(Records with drawing code)
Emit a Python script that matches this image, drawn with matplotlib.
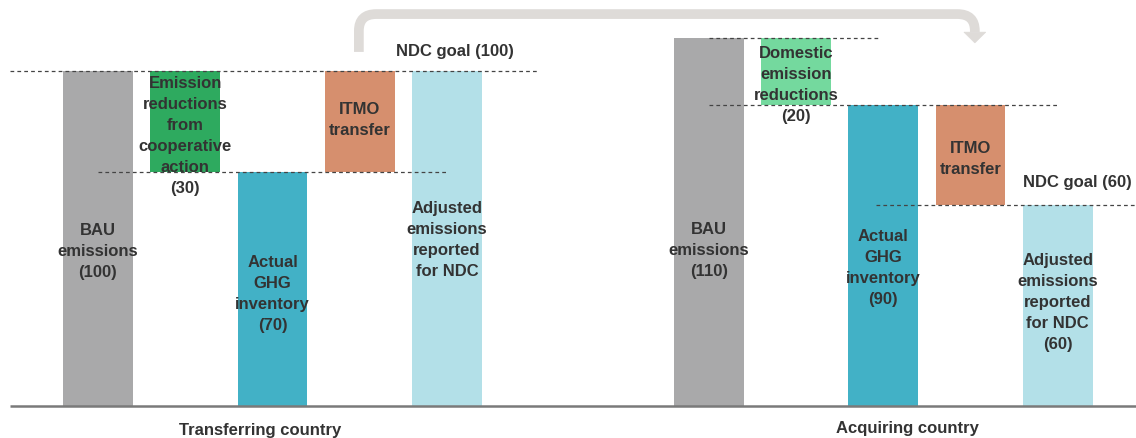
import matplotlib
matplotlib.use("Agg")
import matplotlib.pyplot as plt
from matplotlib.path import Path
from matplotlib.patches import PathPatch, Polygon

plt.rcParams['font.family'] = ['Liberation Sans', 'DejaVu Sans']

# ---- data ----
groups = ["Transferring country", "Acquiring country"]
transfer_values = [100, 30, 70, 30, 100]
transfer_bottoms = [0, 70, 0, 70, 0]
transfer_labels = ["BAU\nemissions\n(100)",
                   "Emission\nreductions\nfrom\ncooperative\naction\n(30)",
                   "Actual\nGHG\ninventory\n(70)",
                   "ITMO\ntransfer",
                   "Adjusted\nemissions\nreported\nfor NDC"]
acquire_values = [110, 20, 90, 30, 60]
acquire_bottoms = [0, 90, 0, 60, 0]
acquire_labels = ["BAU\nemissions\n(110)",
                  "Domestic\nemission\nreductions\n(20)",
                  "Actual\nGHG\ninventory\n(90)",
                  "ITMO\ntransfer",
                  "Adjusted\nemissions\nreported\nfor NDC\n(60)"]
transfer_goal = 100
acquire_goal = 60
goal_labels = ["NDC goal (100)", "NDC goal (60)"]

colors_left = ["#a9a9aa", "#2eaa5f", "#42b1c6", "#d68f6e", "#b3e0e8"]
colors_right = ["#a9a9aa", "#74d99e", "#42b1c6", "#d68f6e", "#b3e0e8"]
TXT = "#333333"

x_left = [0, 1, 2, 3, 4]
x_right = [7, 8, 9, 10, 11]

fig = plt.figure(figsize=(11.36, 4.38), dpi=100)
ax = fig.add_axes([0, 0, 1, 1])
ax.set_xlim(-1.123, 11.897)
ax.set_ylim(-9.55, 121.2)
ax.axis('off')

W = 0.80
ax.bar(x_left, transfer_values, bottom=transfer_bottoms, width=W, color=colors_left, zorder=2)
ax.bar(x_right, acquire_values, bottom=acquire_bottoms, width=W, color=colors_right, zorder=2)

# baseline
ax.plot([-1.01, 11.9], [0, 0], color="#7a7a7a", lw=1.8, zorder=3, solid_capstyle='butt')

# dashed guide lines
dk = dict(color="#444444", lw=0.9, ls=(0, (3, 2.5)), zorder=4)
ax.plot([-1.01, 5.03], [transfer_values[0], transfer_values[0]], **dk)
ax.plot([0, 4.0], [transfer_bottoms[1], transfer_bottoms[1]], **dk)
ax.plot([7.0, 8.95], [acquire_values[0], acquire_values[0]], **dk)
ax.plot([7.0, 11.0], [acquire_bottoms[1], acquire_bottoms[1]], **dk)
ax.plot([8.92, 11.9], [acquire_goal, acquire_goal], **dk)

fs = 12
tk = dict(ha='center', va='center', fontsize=fs, fontweight='bold', color=TXT,
          linespacing=1.5, zorder=5)
left_y = [46, 80.6, 33.4, 85.4, 49.6]
right_y = [46.3, 95.7, 41.2, 73.7, 31]
for x, y, s in zip(x_left, left_y, transfer_labels):
    ax.text(x, y, s, **tk)
for x, y, s in zip(x_right, right_y, acquire_labels):
    ax.text(x, y, s, **tk)

ax.text(4.09, 105.7, goal_labels[0], **tk)
ax.text(11.23, 66.6, goal_labels[1], **tk)

ax.text(1.86, -7.2, groups[0], **tk)
ax.text(9.28, -6.6, groups[1], **tk)

# curved arrow
acol = "#dedbd8"
x0, y0 = 2.99, 105.7
ytop = 117.0
x1 = 10.05
ytip_start = 111.6
rx = 0.2
ry = 5.0
verts = [(x0, y0), (x0, ytop - ry), (x0, ytop), (x0 + rx, ytop),
         (x1 - rx, ytop), (x1, ytop), (x1, ytop - ry), (x1, ytip_start)]
codes = [Path.MOVETO, Path.LINETO, Path.CURVE3, Path.CURVE3,
         Path.LINETO, Path.CURVE3, Path.CURVE3, Path.LINETO]
ax.add_patch(PathPatch(Path(verts, codes), fill=False, edgecolor=acol, lw=7,
                       capstyle='butt', joinstyle='round', zorder=1))
ax.add_patch(Polygon([(x1 - 0.125, ytip_start), (x1 + 0.125, ytip_start), (x1, 108.4)],
                     closed=True, facecolor=acol, edgecolor=acol, lw=0.5, zorder=1))

fig.savefig("out.png", dpi=100)
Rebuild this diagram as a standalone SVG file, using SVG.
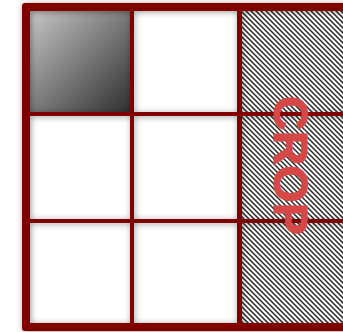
<svg xmlns="http://www.w3.org/2000/svg" width="343" height="332" viewBox="0 0 343 332">
  <style>
    .frame { fill: #800000; }
    .cell { fill: #ffffff; }
    .label { font-family: "Liberation Sans", Arial, sans-serif; font-weight: bold; font-size: 48px; fill: #d64848; stroke: #d64848; stroke-width: 1; }
  </style>
  <defs>
    <linearGradient id="dark" x1="0" y1="0" x2="1" y2="1">
      <stop offset="0" stop-color="#c6c6c6"/>
      <stop offset="1" stop-color="#303030"/>
    </linearGradient>
    <pattern id="hatch" patternUnits="userSpaceOnUse" width="5" height="5">
      <path d="M-1,4 l2,2 M0,0 l5,5 M4,-1 l2,2" stroke="#2a2a2a" stroke-width="1.5" fill="none"/>
    </pattern>
    <filter id="shadow" x="-10%" y="-10%" width="120%" height="120%">
      <feGaussianBlur in="SourceAlpha" stdDeviation="3" result="b"/>
      <feOffset in="b" dx="1" dy="1" result="o"/>
      <feFlood flood-color="#000" flood-opacity="0.4"/>
      <feComposite in2="o" operator="in" result="s"/>
      <feMerge>
        <feMergeNode in="s"/>
        <feMergeNode in="SourceGraphic"/>
      </feMerge>
    </filter>
  </defs>
  <g id="cells">
    <rect class="cell" x="22" y="3" width="330" height="328"/>
    <rect id="cell-dark" x="30" y="11" width="100" height="101" fill="url(#dark)"/>
    <rect id="cell-hatch" x="242" y="11" width="102" height="312" fill="url(#hatch)"/>
  </g>
  <g id="grid" filter="url(#shadow)">
    <path class="frame" fill-rule="evenodd" d="M25,3 H349 a3,3 0 0 1 3,3 V328 a3,3 0 0 1 -3,3 H25 a3,3 0 0 1 -3,-3 V6 a3,3 0 0 1 3,-3 Z M30,11 V323 H344 V11 Z"/>
    <rect class="frame" x="130" y="11" width="4" height="312"/>
    <rect class="frame" x="237" y="11" width="5" height="312"/>
    <rect class="frame" x="30" y="112" width="314" height="4"/>
    <rect class="frame" x="30" y="219" width="314" height="4"/>
  </g>
  <text class="label" transform="translate(274,96) rotate(90)">CROP</text>
</svg>
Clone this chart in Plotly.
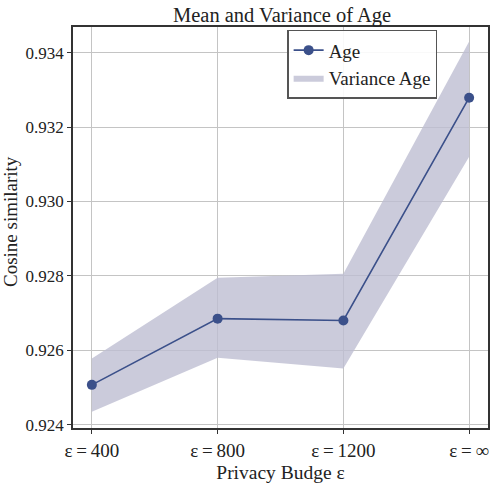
import plotly.graph_objects as go

# Privacy budgets on the x axis
budgets = ["ε\u2009=\u2009400", "ε\u2009=\u2009800", "ε\u2009=\u20091200", "ε\u2009=\u2009∞"]

# Mean cosine similarity for Age and its variance band
age_mean = [0.92507, 0.92685, 0.92680, 0.93279]
age_upper = [0.92578, 0.92795, 0.92806, 0.93430]
age_lower = [0.92435, 0.92580, 0.92551, 0.93120]

y_ticks = [0.924, 0.926, 0.928, 0.930, 0.932, 0.934]

LINE = "rgb(59,80,138)"
BAND = "rgba(190,190,210,0.8)"
FONT = "Liberation Serif"

fig = go.Figure()

# variance band: upper edge, then lower edge filled up to it
fig.add_trace(go.Scatter(
    x=budgets, y=age_upper, mode="lines",
    line=dict(width=0, color=BAND),
    showlegend=False, hoverinfo="skip",
))
fig.add_trace(go.Scatter(
    x=budgets, y=age_lower, mode="lines",
    line=dict(width=0, color=BAND),
    fill="tonexty", fillcolor=BAND,
    name="Variance Age", legendrank=2,
))
# mean line on top of the band
fig.add_trace(go.Scatter(
    x=budgets, y=age_mean, mode="lines+markers",
    line=dict(color=LINE, width=1.6),
    marker=dict(color=LINE, size=10),
    name="Age", legendrank=1,
))

axis_common = dict(
    showline=True, linecolor="#333333", linewidth=1.5, mirror=True,
    showgrid=True, gridcolor="#c4c4c4", gridwidth=1,
    ticks="outside", ticklen=4, tickcolor="#333333",
    zeroline=False,
)

fig.update_layout(
    width=494, height=484,
    margin=dict(l=73, r=4, t=27, b=50),
    paper_bgcolor="white", plot_bgcolor="white",
    font=dict(family=FONT, color="#222222"),
    title=dict(text="Mean and Variance of Age", x=0.571, xanchor="center",
               y=0.969, yanchor="middle",
               font=dict(family=FONT, size=20.5, color="#222222")),
    xaxis=dict(
        axis_common, range=[-0.15, 3.15],
        tickfont=dict(family=FONT, size=19, color="#222222"),
        title=dict(text="Privacy Budge ε", font=dict(family=FONT, size=19.5),
                   standoff=6),
    ),
    yaxis=dict(
        axis_common, range=[0.92391, 0.93469],
        tickfont=dict(family=FONT, size=17, color="#222222"),
        tickvals=y_ticks, ticktext=[f"{v:.3f}" for v in y_ticks],
    ),
    annotations=[dict(
        text="Cosine similarity", textangle=-90,
        xref="paper", yref="paper", x=-0.152, y=0.516,
        xanchor="center", yanchor="middle", showarrow=False,
        font=dict(family=FONT, size=19, color="#222222"),
    )],
    legend=dict(
        x=0.516, y=0.993, xanchor="left", yanchor="top",
        traceorder="normal",
        bgcolor="rgba(255,255,255,0.9)", bordercolor="#555555", borderwidth=1.5,
        font=dict(family=FONT, size=19, color="#222222"),
        tracegroupgap=0, itemwidth=30,
    ),
)

fig.write_html("out.html")
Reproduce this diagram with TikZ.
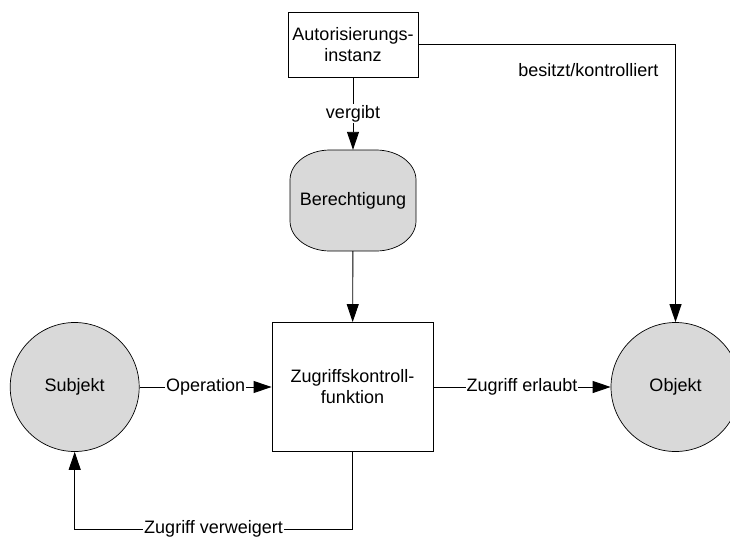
\documentclass[tikz,border=0pt]{standalone}
\usepackage{fontspec}
\setmainfont{Liberation Sans}
\usetikzlibrary{arrows.meta}
\definecolor{shade}{RGB}{217,217,217}
\begin{document}
\begin{tikzpicture}[x=1pt,y=-1pt,
  every node/.style={font=\fontsize{18}{21}\selectfont},
  box/.style={draw, line width=0.9pt, inner sep=0pt, align=center},
  disc/.style={draw, circle, fill=shade, minimum size=129pt, inner sep=0pt, line width=0.7pt},
  conn/.style={line width=0.9pt, -{Triangle[length=18pt,width=12pt]}},
  lbl/.style={fill=white, inner sep=1pt}
]
\useasboundingbox (0,0) rectangle (730,538);
\node[box, minimum width=130pt, minimum height=65pt] (auth) at (353,44.5) {Autorisierungs-\\instanz};
\draw[fill=shade, line width=0.7pt] (290,180) -- (290,221)
  .. controls (290,237.6) and (307.9,251) .. (330,251) -- (376,251)
  .. controls (398.1,251) and (416,237.6) .. (416,221) -- (416,180)
  .. controls (416,163.4) and (398.1,150) .. (376,150) -- (330,150)
  .. controls (307.9,150) and (290,163.4) .. (290,180) -- cycle;
\node[inner sep=0pt, minimum width=126pt, minimum height=101pt] (ber) at (353,200.5) {Berechtigung};
\node[box, minimum width=161pt, minimum height=129pt] (zkf) at (352.5,387) {Zugriffskontroll-\\funktion};
\node[disc] (subj) at (74.7,387) {Subjekt};
\node[disc] (obj) at (675.5,387) {Objekt};
\draw[conn] (auth) -- node[lbl]{vergibt} (ber);
\draw[conn] (ber) -- (zkf);
\draw[conn] (subj) -- node[lbl]{Operation} (zkf);
\draw[conn] (zkf) -- node[lbl]{Zugriff erlaubt} (obj);
\draw[conn] (zkf.south) -- ++(0,77) coordinate (c1) -| node[lbl, pos=0.25]{Zugriff verweigert} (subj.south);
\draw[conn] (auth.east) -| (obj.north);
\node[anchor=base east] (bk) at (662,76) {besitzt/kontrolliert};
\end{tikzpicture}
\end{document}
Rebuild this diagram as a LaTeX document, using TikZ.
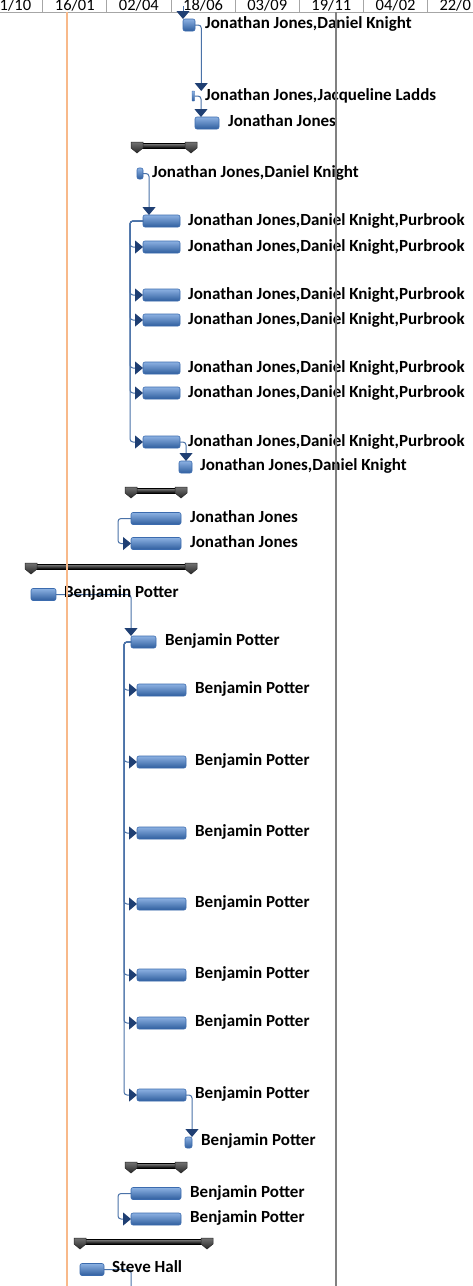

Work instructions = Everything from the first line to the line with "lw=1.8, zorder=3, solid_capstyle='butt')" must be repeated exactly, and nothing else. Leave the pictures out.

Written reply =
Emit a Python script that matches this image, drawn with matplotlib.
import matplotlib
matplotlib.use("Agg")
import matplotlib.pyplot as plt
from matplotlib.path import Path
from matplotlib.patches import PathPatch, Polygon

plt.rcParams['font.family'] = ['Liberation Sans', 'DejaVu Sans']

# ---- data ----
groups = ["Transferring country", "Acquiring country"]
transfer_values = [100, 30, 70, 30, 100]
transfer_bottoms = [0, 70, 0, 70, 0]
transfer_labels = ["BAU\nemissions\n(100)",
                   "Emission\nreductions\nfrom\ncooperative\naction\n(30)",
                   "Actual\nGHG\ninventory\n(70)",
                   "ITMO\ntransfer",
                   "Adjusted\nemissions\nreported\nfor NDC"]
acquire_values = [110, 20, 90, 30, 60]
acquire_bottoms = [0, 90, 0, 60, 0]
acquire_labels = ["BAU\nemissions\n(110)",
                  "Domestic\nemission\nreductions\n(20)",
                  "Actual\nGHG\ninventory\n(90)",
                  "ITMO\ntransfer",
                  "Adjusted\nemissions\nreported\nfor NDC\n(60)"]
transfer_goal = 100
acquire_goal = 60
goal_labels = ["NDC goal (100)", "NDC goal (60)"]

colors_left = ["#a9a9aa", "#2eaa5f", "#42b1c6", "#d68f6e", "#b3e0e8"]
colors_right = ["#a9a9aa", "#74d99e", "#42b1c6", "#d68f6e", "#b3e0e8"]
TXT = "#333333"

x_left = [0, 1, 2, 3, 4]
x_right = [7, 8, 9, 10, 11]

fig = plt.figure(figsize=(11.36, 4.38), dpi=100)
ax = fig.add_axes([0, 0, 1, 1])
ax.set_xlim(-1.123, 11.897)
ax.set_ylim(-9.55, 121.2)
ax.axis('off')

W = 0.80
ax.bar(x_left, transfer_values, bottom=transfer_bottoms, width=W, color=colors_left, zorder=2)
ax.bar(x_right, acquire_values, bottom=acquire_bottoms, width=W, color=colors_right, zorder=2)

# baseline
ax.plot([-1.01, 11.9], [0, 0], color="#7a7a7a", lw=1.8, zorder=3, solid_capstyle='butt')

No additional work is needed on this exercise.